WRITTEN INSTRUCTION.
Repeat each entry word for word. Leave any images out of the copy.
════════
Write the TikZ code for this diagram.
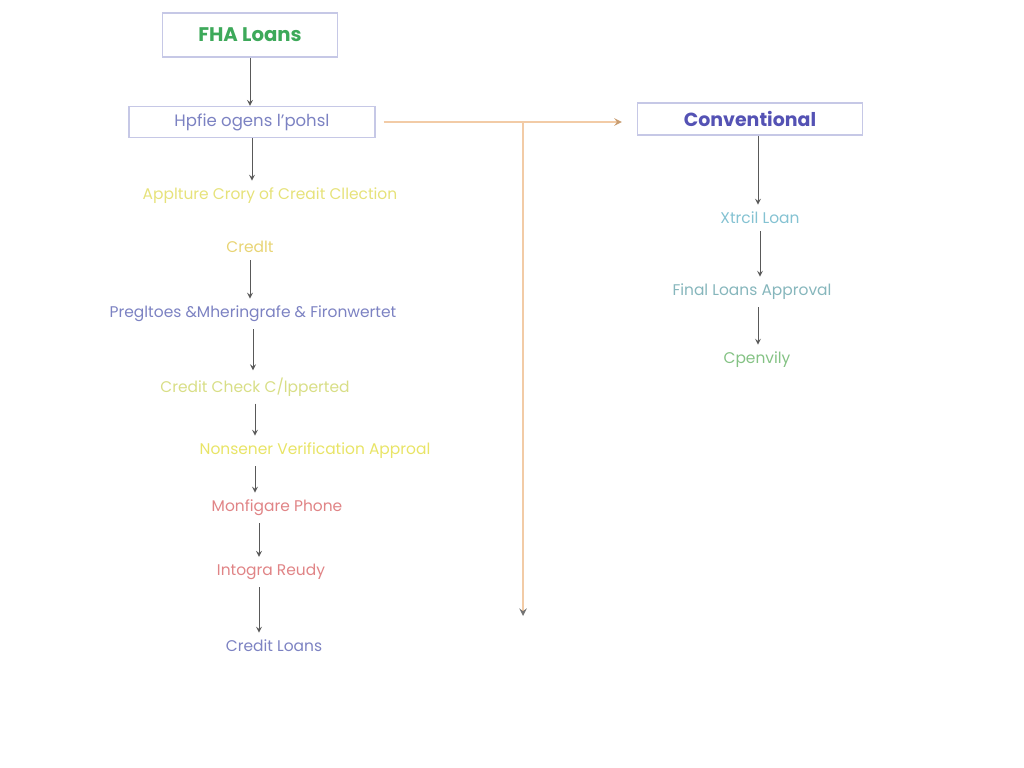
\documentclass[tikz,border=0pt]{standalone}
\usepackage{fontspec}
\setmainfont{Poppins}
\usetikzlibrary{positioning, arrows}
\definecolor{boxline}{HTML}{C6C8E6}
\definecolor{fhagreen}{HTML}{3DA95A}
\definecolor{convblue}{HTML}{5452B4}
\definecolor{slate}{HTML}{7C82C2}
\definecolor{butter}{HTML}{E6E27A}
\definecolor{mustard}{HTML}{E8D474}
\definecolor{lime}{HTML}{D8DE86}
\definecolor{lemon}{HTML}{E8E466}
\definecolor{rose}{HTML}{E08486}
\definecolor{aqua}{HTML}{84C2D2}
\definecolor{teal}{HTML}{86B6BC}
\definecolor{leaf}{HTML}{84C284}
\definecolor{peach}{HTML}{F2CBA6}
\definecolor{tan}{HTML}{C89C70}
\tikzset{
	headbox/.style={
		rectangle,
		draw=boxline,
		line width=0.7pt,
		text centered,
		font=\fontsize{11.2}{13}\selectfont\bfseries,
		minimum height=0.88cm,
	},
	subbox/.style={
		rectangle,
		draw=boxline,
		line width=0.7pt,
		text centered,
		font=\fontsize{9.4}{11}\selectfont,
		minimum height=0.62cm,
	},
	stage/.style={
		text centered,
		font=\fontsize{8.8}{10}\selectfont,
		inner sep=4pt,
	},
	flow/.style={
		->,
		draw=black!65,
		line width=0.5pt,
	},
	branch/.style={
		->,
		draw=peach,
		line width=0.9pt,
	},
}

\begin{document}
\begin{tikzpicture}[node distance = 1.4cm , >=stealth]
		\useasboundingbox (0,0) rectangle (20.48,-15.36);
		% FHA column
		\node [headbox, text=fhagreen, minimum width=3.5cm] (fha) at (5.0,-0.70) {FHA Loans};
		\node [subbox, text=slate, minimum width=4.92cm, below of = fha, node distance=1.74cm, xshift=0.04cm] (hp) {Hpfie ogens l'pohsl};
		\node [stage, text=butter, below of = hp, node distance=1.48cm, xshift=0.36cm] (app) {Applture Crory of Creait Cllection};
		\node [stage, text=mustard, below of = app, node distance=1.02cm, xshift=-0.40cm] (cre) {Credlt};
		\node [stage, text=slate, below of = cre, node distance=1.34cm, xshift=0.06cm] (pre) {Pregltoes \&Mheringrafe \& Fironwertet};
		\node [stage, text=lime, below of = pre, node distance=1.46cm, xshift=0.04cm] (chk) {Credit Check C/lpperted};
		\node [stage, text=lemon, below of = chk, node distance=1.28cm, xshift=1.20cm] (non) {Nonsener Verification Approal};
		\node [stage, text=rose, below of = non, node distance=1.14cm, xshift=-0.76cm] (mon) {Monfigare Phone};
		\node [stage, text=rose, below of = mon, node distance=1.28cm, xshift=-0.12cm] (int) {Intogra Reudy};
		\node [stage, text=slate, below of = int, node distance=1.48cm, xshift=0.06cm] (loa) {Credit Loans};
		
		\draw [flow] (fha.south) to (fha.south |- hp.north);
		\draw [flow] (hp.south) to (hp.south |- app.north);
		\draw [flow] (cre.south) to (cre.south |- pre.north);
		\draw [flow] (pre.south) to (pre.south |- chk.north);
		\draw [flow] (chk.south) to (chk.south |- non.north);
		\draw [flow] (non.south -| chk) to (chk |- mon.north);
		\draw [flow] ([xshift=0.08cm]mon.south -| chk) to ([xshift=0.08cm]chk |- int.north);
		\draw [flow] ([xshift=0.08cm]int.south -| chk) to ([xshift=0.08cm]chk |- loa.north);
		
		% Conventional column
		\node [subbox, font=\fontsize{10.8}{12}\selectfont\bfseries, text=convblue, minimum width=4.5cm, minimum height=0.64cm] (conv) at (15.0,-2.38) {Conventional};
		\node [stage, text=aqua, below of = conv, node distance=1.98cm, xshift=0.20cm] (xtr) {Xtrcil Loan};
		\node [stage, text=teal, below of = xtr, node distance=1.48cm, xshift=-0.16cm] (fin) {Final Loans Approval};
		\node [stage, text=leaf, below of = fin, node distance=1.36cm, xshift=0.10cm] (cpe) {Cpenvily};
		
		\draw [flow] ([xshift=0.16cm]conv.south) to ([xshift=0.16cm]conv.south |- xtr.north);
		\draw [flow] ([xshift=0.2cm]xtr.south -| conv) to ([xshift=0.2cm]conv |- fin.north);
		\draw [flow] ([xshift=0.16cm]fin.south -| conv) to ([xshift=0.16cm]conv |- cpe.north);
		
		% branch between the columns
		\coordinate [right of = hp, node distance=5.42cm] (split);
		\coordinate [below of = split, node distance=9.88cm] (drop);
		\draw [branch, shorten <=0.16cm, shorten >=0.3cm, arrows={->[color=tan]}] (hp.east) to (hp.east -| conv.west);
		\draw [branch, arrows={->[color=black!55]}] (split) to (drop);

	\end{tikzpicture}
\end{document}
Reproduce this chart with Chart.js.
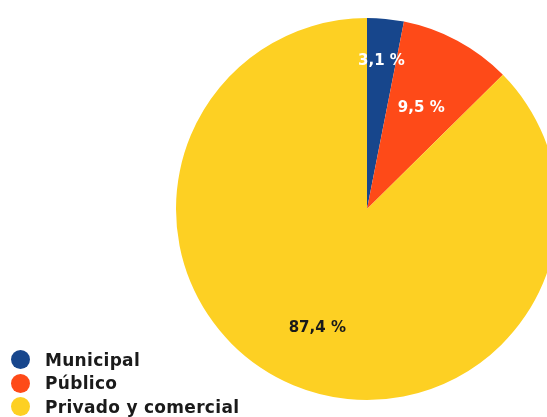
════════
REPLY TO THE EXERCISE.
Write the TikZ code for this diagram.
\documentclass[tikz,border=0pt]{standalone}
\usepackage{fontspec}
\setmainfont{Poppins}
\usetikzlibrary{positioning, arrows}
\definecolor{boxline}{HTML}{C6C8E6}
\definecolor{fhagreen}{HTML}{3DA95A}
\definecolor{convblue}{HTML}{5452B4}
\definecolor{slate}{HTML}{7C82C2}
\definecolor{butter}{HTML}{E6E27A}
\definecolor{mustard}{HTML}{E8D474}
\definecolor{lime}{HTML}{D8DE86}
\definecolor{lemon}{HTML}{E8E466}
\definecolor{rose}{HTML}{E08486}
\definecolor{aqua}{HTML}{84C2D2}
\definecolor{teal}{HTML}{86B6BC}
\definecolor{leaf}{HTML}{84C284}
\definecolor{peach}{HTML}{F2CBA6}
\definecolor{tan}{HTML}{C89C70}
\tikzset{
	headbox/.style={
		rectangle,
		draw=boxline,
		line width=0.7pt,
		text centered,
		font=\fontsize{11.2}{13}\selectfont\bfseries,
		minimum height=0.88cm,
	},
	subbox/.style={
		rectangle,
		draw=boxline,
		line width=0.7pt,
		text centered,
		font=\fontsize{9.4}{11}\selectfont,
		minimum height=0.62cm,
	},
	stage/.style={
		text centered,
		font=\fontsize{8.8}{10}\selectfont,
		inner sep=4pt,
	},
	flow/.style={
		->,
		draw=black!65,
		line width=0.5pt,
	},
	branch/.style={
		->,
		draw=peach,
		line width=0.9pt,
	},
}

\begin{document}
\begin{tikzpicture}[node distance = 1.4cm , >=stealth]
		\useasboundingbox (0,0) rectangle (20.48,-15.36);
		% FHA column
		\node [headbox, text=fhagreen, minimum width=3.5cm] (fha) at (5.0,-0.70) {FHA Loans};
		\node [subbox, text=slate, minimum width=4.92cm, below of = fha, node distance=1.74cm, xshift=0.04cm] (hp) {Hpfie ogens l'pohsl};
		\node [stage, text=butter, below of = hp, node distance=1.48cm, xshift=0.36cm] (app) {Applture Crory of Creait Cllection};
		\node [stage, text=mustard, below of = app, node distance=1.02cm, xshift=-0.40cm] (cre) {Credlt};
		\node [stage, text=slate, below of = cre, node distance=1.34cm, xshift=0.06cm] (pre) {Pregltoes \&Mheringrafe \& Fironwertet};
		\node [stage, text=lime, below of = pre, node distance=1.46cm, xshift=0.04cm] (chk) {Credit Check C/lpperted};
		\node [stage, text=lemon, below of = chk, node distance=1.28cm, xshift=1.20cm] (non) {Nonsener Verification Approal};
		\node [stage, text=rose, below of = non, node distance=1.14cm, xshift=-0.76cm] (mon) {Monfigare Phone};
		\node [stage, text=rose, below of = mon, node distance=1.28cm, xshift=-0.12cm] (int) {Intogra Reudy};
		\node [stage, text=slate, below of = int, node distance=1.48cm, xshift=0.06cm] (loa) {Credit Loans};
		
		\draw [flow] (fha.south) to (fha.south |- hp.north);
		\draw [flow] (hp.south) to (hp.south |- app.north);
		\draw [flow] (cre.south) to (cre.south |- pre.north);
		\draw [flow] (pre.south) to (pre.south |- chk.north);
		\draw [flow] (chk.south) to (chk.south |- non.north);
		\draw [flow] (non.south -| chk) to (chk |- mon.north);
		\draw [flow] ([xshift=0.08cm]mon.south -| chk) to ([xshift=0.08cm]chk |- int.north);
		\draw [flow] ([xshift=0.08cm]int.south -| chk) to ([xshift=0.08cm]chk |- loa.north);
		
		% Conventional column
		\node [subbox, font=\fontsize{10.8}{12}\selectfont\bfseries, text=convblue, minimum width=4.5cm, minimum height=0.64cm] (conv) at (15.0,-2.38) {Conventional};
		\node [stage, text=aqua, below of = conv, node distance=1.98cm, xshift=0.20cm] (xtr) {Xtrcil Loan};
		\node [stage, text=teal, below of = xtr, node distance=1.48cm, xshift=-0.16cm] (fin) {Final Loans Approval};
		\node [stage, text=leaf, below of = fin, node distance=1.36cm, xshift=0.10cm] (cpe) {Cpenvily};
		
		\draw [flow] ([xshift=0.16cm]conv.south) to ([xshift=0.16cm]conv.south |- xtr.north);
		\draw [flow] ([xshift=0.2cm]xtr.south -| conv) to ([xshift=0.2cm]conv |- fin.north);
		\draw [flow] ([xshift=0.16cm]fin.south -| conv) to ([xshift=0.16cm]conv |- cpe.north);
		
		% branch between the columns
		\coordinate [right of = hp, node distance=5.42cm] (split);
		\coordinate [below of = split, node distance=9.88cm] (drop);
		\draw [branch, shorten <=0.16cm, shorten >=0.3cm, arrows={->[color=tan]}] (hp.east) to (hp.east -| conv.west);
		\draw [branch, arrows={->[color=black!55]}] (split) to (drop);

	\end{tikzpicture}
\end{document}
Reproduce this chart with Chart.js.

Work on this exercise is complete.